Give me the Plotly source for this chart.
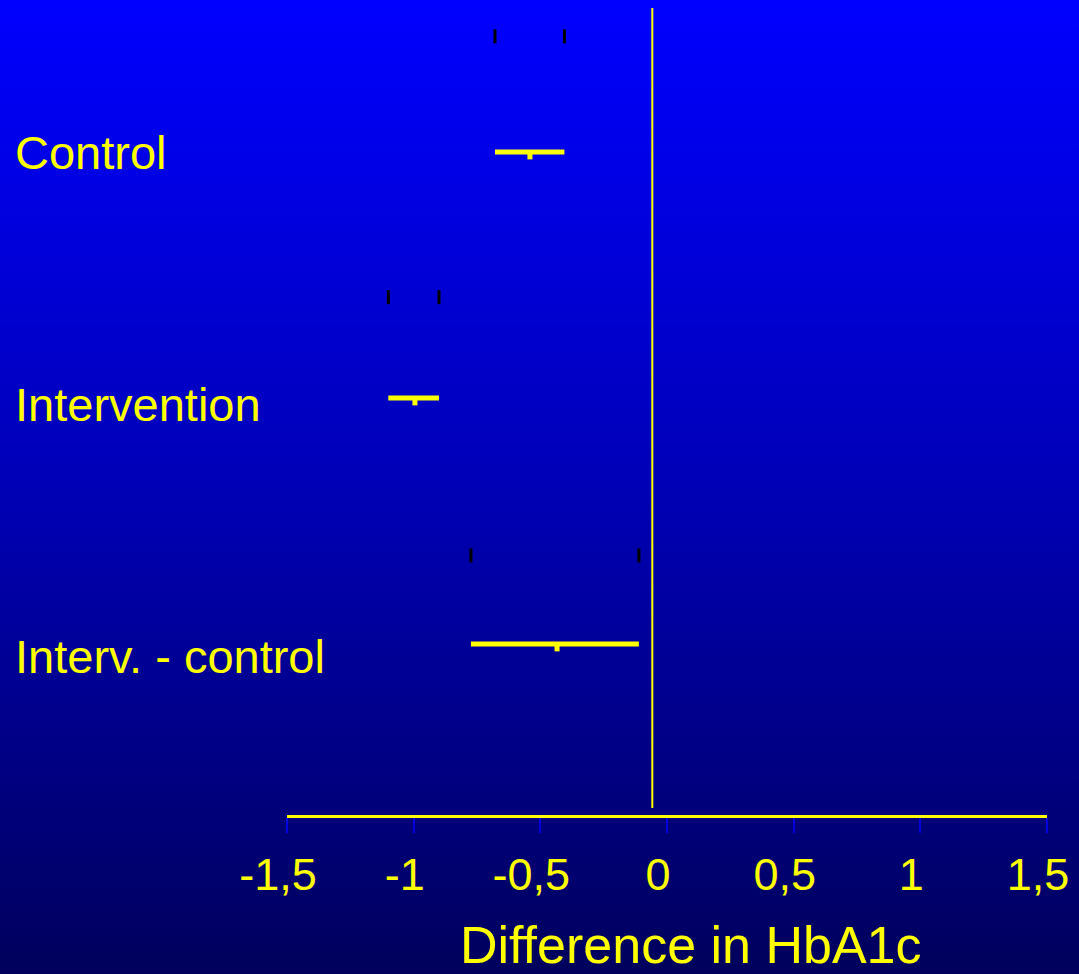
import base64
import plotly.graph_objects as go

# ---- data ----
categories = ["Control", "Intervention", "Interv. - control"]
means = [-0.541, -0.995, -0.434]
lower = [-0.679, -1.100, -0.774]
upper = [-0.405, -0.900, -0.111]
ref_line = -0.058
tick_vals = [-1.5, -1.0, -0.5, 0.0, 0.5, 1.0, 1.5]
tick_text = ["-1,5", "-1", "-0,5", "0", "0,5", "1", "1,5"]
axis_title = "Difference in HbA1c"

# ---- layout constants ----
W, H = 1079, 974
row_pos = [0, 1, 2]              # rows of CI bars
cap_pos = [-0.47, 0.59, 1.64]    # rows of small black end marks
label_pos = [0.0, 1.025, 2.05]   # rows of the category labels
mean_drop = 0.03
YEL = "#FFFF00"
FONT = "Arial, Liberation Sans, sans-serif"

unit = 246.0
y_top = -152 / unit
y_bot = (815 - 152) / unit

fig = go.Figure()

xs, ys = [], []
for lo, hi, r in zip(lower, upper, row_pos):
    xs += [lo, hi, None]
    ys += [r, r, None]
fig.add_trace(go.Scatter(x=xs, y=ys, mode="lines",
                         line=dict(color=YEL, width=5), hoverinfo="skip"))

mx, my = [], []
for m, r in zip(means, row_pos):
    mx += [m, m, None]
    my += [r, r + mean_drop, None]
fig.add_trace(go.Scatter(x=mx, y=my, mode="lines",
                         line=dict(color=YEL, width=5), hoverinfo="skip"))

cx, cy = [], []
for lo, hi, c in zip(lower, upper, cap_pos):
    cx += [lo, hi]
    cy += [c, c]
fig.add_trace(go.Scatter(x=cx, y=cy, mode="markers",
                         marker=dict(symbol="line-ns", size=10,
                                     line=dict(color="black", width=3)),
                         hoverinfo="skip"))

fig.add_shape(type="line", xref="x", yref="paper",
              x0=ref_line, x1=ref_line,
              y0=(H - 808) / H, y1=(H - 8) / H,
              line=dict(color=YEL, width=2))

for cat, lp in zip(categories, label_pos):
    fig.add_annotation(text=cat, xref="paper", yref="y",
                       x=13 / W, y=lp, xanchor="left", yanchor="middle",
                       showarrow=False,
                       font=dict(family=FONT, size=47, color=YEL))

fig.add_annotation(text=axis_title, xref="paper", yref="paper",
                   x=691 / W, y=(H - 945) / H, xanchor="center", yanchor="middle",
                   showarrow=False,
                   font=dict(family=FONT, size=52, color=YEL))

svg = (f'<svg xmlns="http://www.w3.org/2000/svg" width="{W}" height="{H}" '
       f'viewBox="0 0 {W} {H}" preserveAspectRatio="none">'
       '<defs><linearGradient id="g" x1="0" y1="0" x2="0" y2="1">'
       '<stop offset="0" stop-color="#0000FF"/>'
       '<stop offset="0.5" stop-color="#0000B6"/>'
       '<stop offset="1" stop-color="#00005C"/>'
       '</linearGradient></defs>'
       f'<rect x="0" y="0" width="{W}" height="{H}" fill="url(#g)"/></svg>')
src = "data:image/svg+xml;base64," + base64.b64encode(svg.encode()).decode()
fig.add_layout_image(source=src, xref="paper", yref="paper", x=0, y=1,
                     sizex=1, sizey=1, sizing="stretch", xanchor="left",
                     yanchor="top", layer="below")

fig.update_layout(
    width=W, height=H,
    margin=dict(l=0, r=0, t=0, b=0, pad=0, autoexpand=False),
    paper_bgcolor="#00008A",
    plot_bgcolor="rgba(0,0,0,0)",
    showlegend=False,
    xaxis=dict(domain=[287 / W, 1047 / W], range=[-1.5, 1.5],
               tickvals=tick_vals, ticktext=tick_text,
               showgrid=False, zeroline=False, automargin=False,
               showline=True, linecolor=YEL, linewidth=3,
               ticks="outside", ticklen=15, tickwidth=2, tickcolor="#0000DD",
               tickfont=dict(family=FONT, size=45, color=YEL),
               ticklabelshift=-9, ticklabelstandoff=3),
    yaxis=dict(domain=[(H - 815) / H, 1], range=[y_bot, y_top],
               visible=False, showgrid=False, zeroline=False, automargin=False),
)

fig.write_html("out.html",
               config={"displayModeBar": False},
               post_script="document.body.style.margin='0';"
                           "document.body.style.background='#00005C';")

## REQUIRED WORK
Output the lines above in full and exactly as given, omitting any pictures.

## SOLVED EXERCISE
Give me the Plotly source for this chart.
import base64
import plotly.graph_objects as go

# ---- data ----
categories = ["Control", "Intervention", "Interv. - control"]
means = [-0.541, -0.995, -0.434]
lower = [-0.679, -1.100, -0.774]
upper = [-0.405, -0.900, -0.111]
ref_line = -0.058
tick_vals = [-1.5, -1.0, -0.5, 0.0, 0.5, 1.0, 1.5]
tick_text = ["-1,5", "-1", "-0,5", "0", "0,5", "1", "1,5"]
axis_title = "Difference in HbA1c"

# ---- layout constants ----
W, H = 1079, 974
row_pos = [0, 1, 2]              # rows of CI bars
cap_pos = [-0.47, 0.59, 1.64]    # rows of small black end marks
label_pos = [0.0, 1.025, 2.05]   # rows of the category labels
mean_drop = 0.03
YEL = "#FFFF00"
FONT = "Arial, Liberation Sans, sans-serif"

unit = 246.0
y_top = -152 / unit
y_bot = (815 - 152) / unit

fig = go.Figure()

xs, ys = [], []
for lo, hi, r in zip(lower, upper, row_pos):
    xs += [lo, hi, None]
    ys += [r, r, None]
fig.add_trace(go.Scatter(x=xs, y=ys, mode="lines",
                         line=dict(color=YEL, width=5), hoverinfo="skip"))

mx, my = [], []
for m, r in zip(means, row_pos):
    mx += [m, m, None]
    my += [r, r + mean_drop, None]
fig.add_trace(go.Scatter(x=mx, y=my, mode="lines",
                         line=dict(color=YEL, width=5), hoverinfo="skip"))

cx, cy = [], []
for lo, hi, c in zip(lower, upper, cap_pos):
    cx += [lo, hi]
    cy += [c, c]
fig.add_trace(go.Scatter(x=cx, y=cy, mode="markers",
                         marker=dict(symbol="line-ns", size=10,
                                     line=dict(color="black", width=3)),
                         hoverinfo="skip"))

fig.add_shape(type="line", xref="x", yref="paper",
              x0=ref_line, x1=ref_line,
              y0=(H - 808) / H, y1=(H - 8) / H,
              line=dict(color=YEL, width=2))

for cat, lp in zip(categories, label_pos):
    fig.add_annotation(text=cat, xref="paper", yref="y",
                       x=13 / W, y=lp, xanchor="left", yanchor="middle",
                       showarrow=False,
                       font=dict(family=FONT, size=47, color=YEL))

fig.add_annotation(text=axis_title, xref="paper", yref="paper",
                   x=691 / W, y=(H - 945) / H, xanchor="center", yanchor="middle",
                   showarrow=False,
                   font=dict(family=FONT, size=52, color=YEL))

svg = (f'<svg xmlns="http://www.w3.org/2000/svg" width="{W}" height="{H}" '
       f'viewBox="0 0 {W} {H}" preserveAspectRatio="none">'
       '<defs><linearGradient id="g" x1="0" y1="0" x2="0" y2="1">'
       '<stop offset="0" stop-color="#0000FF"/>'
       '<stop offset="0.5" stop-color="#0000B6"/>'
       '<stop offset="1" stop-color="#00005C"/>'
       '</linearGradient></defs>'
       f'<rect x="0" y="0" width="{W}" height="{H}" fill="url(#g)"/></svg>')
src = "data:image/svg+xml;base64," + base64.b64encode(svg.encode()).decode()
fig.add_layout_image(source=src, xref="paper", yref="paper", x=0, y=1,
                     sizex=1, sizey=1, sizing="stretch", xanchor="left",
                     yanchor="top", layer="below")

fig.update_layout(
    width=W, height=H,
    margin=dict(l=0, r=0, t=0, b=0, pad=0, autoexpand=False),
    paper_bgcolor="#00008A",
    plot_bgcolor="rgba(0,0,0,0)",
    showlegend=False,
    xaxis=dict(domain=[287 / W, 1047 / W], range=[-1.5, 1.5],
               tickvals=tick_vals, ticktext=tick_text,
               showgrid=False, zeroline=False, automargin=False,
               showline=True, linecolor=YEL, linewidth=3,
               ticks="outside", ticklen=15, tickwidth=2, tickcolor="#0000DD",
               tickfont=dict(family=FONT, size=45, color=YEL),
               ticklabelshift=-9, ticklabelstandoff=3),
    yaxis=dict(domain=[(H - 815) / H, 1], range=[y_bot, y_top],
               visible=False, showgrid=False, zeroline=False, automargin=False),
)

fig.write_html("out.html",
               config={"displayModeBar": False},
               post_script="document.body.style.margin='0';"
                           "document.body.style.background='#00005C';")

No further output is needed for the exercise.